The Church Fathers. St. Jerome, commenting on Micah in his Commentarii in Michaeam, identifies happōrēṣ directly with Christ, who "broke open" the sealed tomb, burst the bars of Hades, and opened the way of salvation that had been closed since the Fall. Theodoret of Cyrrhus similarly sees the gathering of Jacob as the Church assembled from both Jews and Gentiles — the "one flock" of John 10:16. For these Fathers, Micah 2:13 is not merely predictive prophecy but a window into the eternal plan of God disclosed proleptically to the prophet.
Catechism of the Catholic Church. The CCC §754 describes the Church as "a sheepfold, the sole and necessary gateway to which is Christ." This directly resonates with the "Breaker" imagery: Christ is both the gate broken open and the shepherd who leads through it. Furthermore, CCC §760 teaches that the Church's "origin lies in God's plan" to gather scattered humanity — precisely the ʾāsōp ("assembling") of verse 12 writ large in ecclesiology.
The Remnant and the Church. Lumen Gentium §2 (Vatican II) explicitly connects the Old Testament remnant theology to the Church: God "chose the race of Israel as a people unto Himself... All these things, however, were done by way of preparation and as a figure of that new and perfect covenant." The šĕʾērît of Micah's remnant finds its fulfillment not in ethnic Israel alone, but in the universal Body of Christ.
Christ as the Breaker-King. Pope Benedict XVI in Jesus of Nazareth (vol. II) reflects on Christ's triumphal entry into Jerusalem as a deliberate enactment of the shepherd-king motif from the prophets. The "breakthrough" of Palm Sunday, the Passion, and the Resurrection form one continuous act of the divine Breaker who forces open every gate of death for his flock. St. Thomas Aquinas (Summa Theologiae III, q. 53) teaches that the Resurrection was not merely Christ's personal victory but a "breach" made for all humanity to follow — the first-born from the dead opening the way for the whole flock.

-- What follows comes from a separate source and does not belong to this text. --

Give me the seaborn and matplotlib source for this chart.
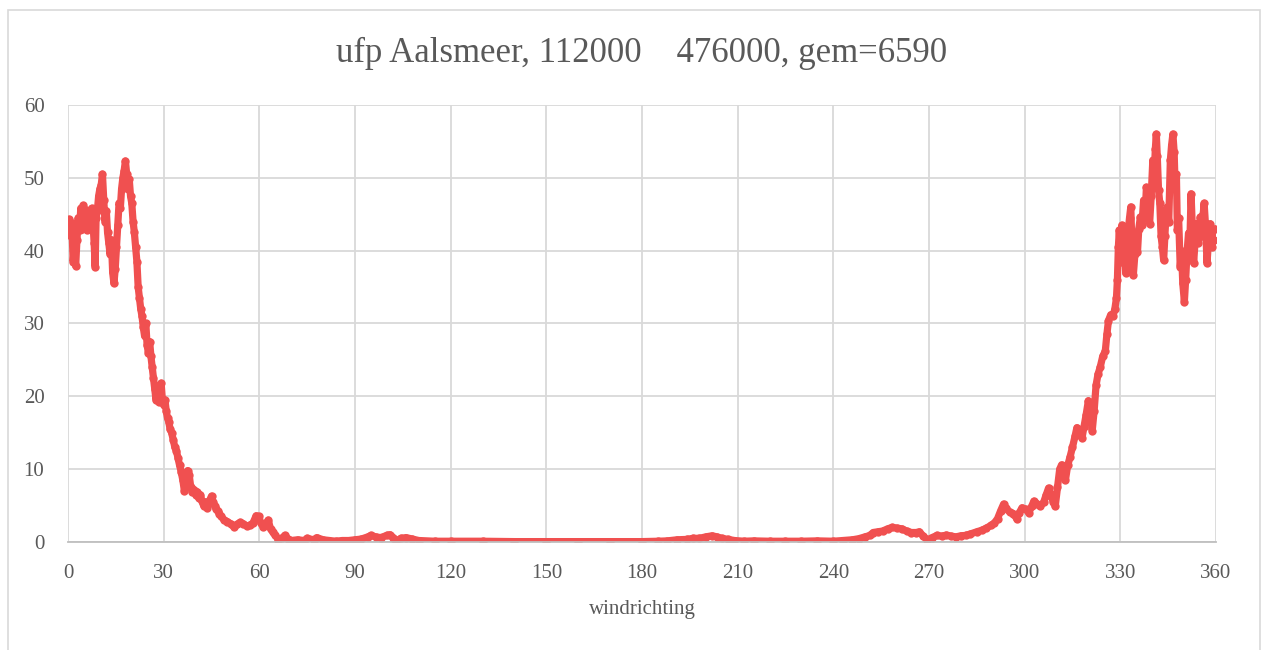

Contemporary Catholics face their own forms of exile and enclosure: the fragmentation of families, communities scattered by secularism, personal sin that walls us off from God and one another. Micah 2:12–13 speaks directly into this experience. Notice the sequence: God first gathers, then the Breaker leads. The Christian life is not primarily about our efforts to break through our obstacles — it is about allowing the Shepherd who already broke through death itself to go before us.
Practically, this passage invites the Catholic today to: (1) Trust that God's gathering is already underway in the sacramental life of the Church — the Eucharist is the pre-eminent act of divine ʾāsōp, assembling the scattered into one Body. (2) Pray with confidence in the face of entrenched barriers — in a difficult marriage, an estranged relationship, a seemingly hopeless interior struggle — because the Breaker specializes in the seemingly impassable. (3) Look for Christ not just as a distant ideal but as the one actively going before you through every dark passage, with the LORD as rearguard (Isaiah 52:12). You are never the first through the breach.
The Fathers overwhelmingly read happōrēṣ as a type of Christ. The one who "breaks open" the way does what no human king could do: he shatters the gates of death, sin, and exile. The trajectory is: exile → gathering → breakthrough → exodus. This maps precisely onto the Paschal Mystery — humanity scattered by sin, gathered by grace, led through the "breach" of the Cross and empty tomb into the new Promised Land. The imagery of the shepherd going before the sheep anticipates John 10:4 with uncanny precision: "When he has brought out all his own, he goes before them, and the sheep follow him, for they know his voice."